Whiplash, Miles Teller ve usta karakter oyuncusu J. K. Simmons’ın canlandırdığı iki caz müzisyeni arasındaki gergin dinamiği hikâye ediyor. Genç Andrew’un (Teller) en büyük hayali, dünyanın en iyi caz bateristlerinden biri olmaktır. Disiplinli ve sözünü sakınmayan konservatuar öğretmeni Terence Fletcher’ın (Simmons) gözüne girmeyi çok isteyen Andrew, bu yolda her şeyi göze alacaktır.

“Caz müziğin Black Swan’ı” olarak nitelendirebileceğim film, bana göre “kendini sanatına adayan sosyopat artist” klişesini Black Swan’dan çok daha iyi satıyor. O filmdeki eğreti gerilim öğelerini hiç mi hiç sevememiş bir izleyici olarak, Whiplash’ın “en iyisi olmak isteyen ruh hastası sanatçı” yaklaşımını daha temeli sağlam, daha gerçekçi buldum.

Fakat karakterlerdeki gerçeklik duygusu, onları daha iyi anlamama – veya sevmeme –  yardımcı olmadı. Başroldeki Miles Teller’ın, her filminde aynı “kendine fazla güvenen, ukala, sinir bozucu Amerikan genci” rolünü oynadığını düşünürdüm ve çok itici bulurdum (bkz. The Spectacular Now). Burada aynı tarzda değil ama, yeni bir iticilik seviyesi yakalamış sanki: The Social Network / Jesse Eisenberg stili, “çok zekiyim ama siz anlamıyorsunuz” gergini, iletişim fakiri, sinir bozucu Amerikan genci!
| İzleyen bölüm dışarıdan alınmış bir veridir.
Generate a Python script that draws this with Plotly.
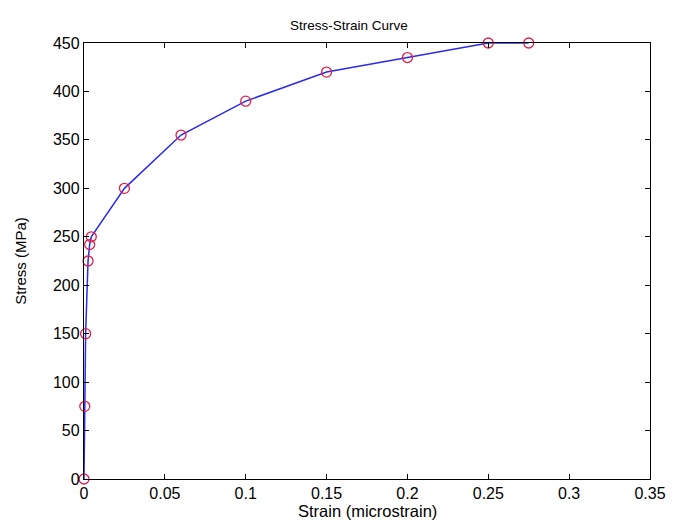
import plotly.graph_objects as go

strain = [0, 0.0005, 0.001, 0.0025, 0.0035, 0.0045, 0.025, 0.06, 0.1, 0.15, 0.2, 0.25, 0.275]
stress = [0, 75, 150, 225, 242, 250, 300, 355, 390, 420, 435, 450, 450]

x_ticks = [0, 0.05, 0.1, 0.15, 0.2, 0.25, 0.3, 0.35]
x_tick_labels = ["0", "0.05", "0.1", "0.15", "0.2", "0.25", "0.3", "0.35"]
y_ticks = [0, 50, 100, 150, 200, 250, 300, 350, 400, 450]

FONT = "Liberation Sans, Arial, sans-serif"
# the page body has an 8px default margin, so the figure is drawn 8px smaller
W, H = 670, 517
M_L, M_R, M_T, M_B = 66, 17, 35, 46
PLOT_H = H - M_T - M_B

fig = go.Figure()
fig.add_trace(go.Scatter(
    x=strain, y=stress, mode="lines",
    line=dict(color="#2a2ae8", width=1.5),
    cliponaxis=False, showlegend=False,
))
fig.add_trace(go.Scatter(
    x=strain, y=stress, mode="markers",
    marker=dict(symbol="circle-open", size=10, color="#e0204a", line=dict(width=1.3)),
    cliponaxis=False, showlegend=False,
))

axis_common = dict(
    showline=True, linecolor="black", linewidth=1.3, mirror="ticks",
    ticks="inside", ticklen=5, tickcolor="black", tickwidth=1,
    showgrid=False, zeroline=False,
    tickfont=dict(family=FONT, size=16, color="black"),
)

fig.update_layout(
    width=W, height=H,
    margin=dict(l=M_L, r=M_R, t=M_T, b=M_B),
    paper_bgcolor="white", plot_bgcolor="white",
    title=dict(text="Stress-Strain Curve", x=0.468, xref="paper", xanchor="center",
               y=1 - 17 / H, yanchor="middle",
               font=dict(family=FONT, size=13.5, color="black")),
    xaxis=dict(range=[0, 0.35], tickvals=x_ticks, ticktext=x_tick_labels,
               **axis_common),
    yaxis=dict(range=[0, 450], tickvals=y_ticks,
               title=dict(text="Stress (MPa)", standoff=22,
                          font=dict(family=FONT, size=15, color="black")),
               **axis_common),
    annotations=[dict(
        text="Strain (microstrain)", xref="paper", yref="paper",
        x=0.5, y=-32 / PLOT_H, xanchor="center", yanchor="middle",
        showarrow=False, font=dict(family=FONT, size=16.5, color="black"),
    )],
)

fig.write_html("out.html")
Fakat oynadıkları antipatik karakterleri bir yana bırakırsak, iki oyuncunun da rollerinin gerektirdiği fiziksel ve duygusal kapasiteyi hakkını vererek doldurduklarını söylememiz lazım. Miles Teller’ın adeta kendinden geçerek oynadığı prova ve konser sahnelerindeki harika müzik ve kulak dolduran ses miksajı için, iyi bir sinemada görülmesini tavsiye ediyorum.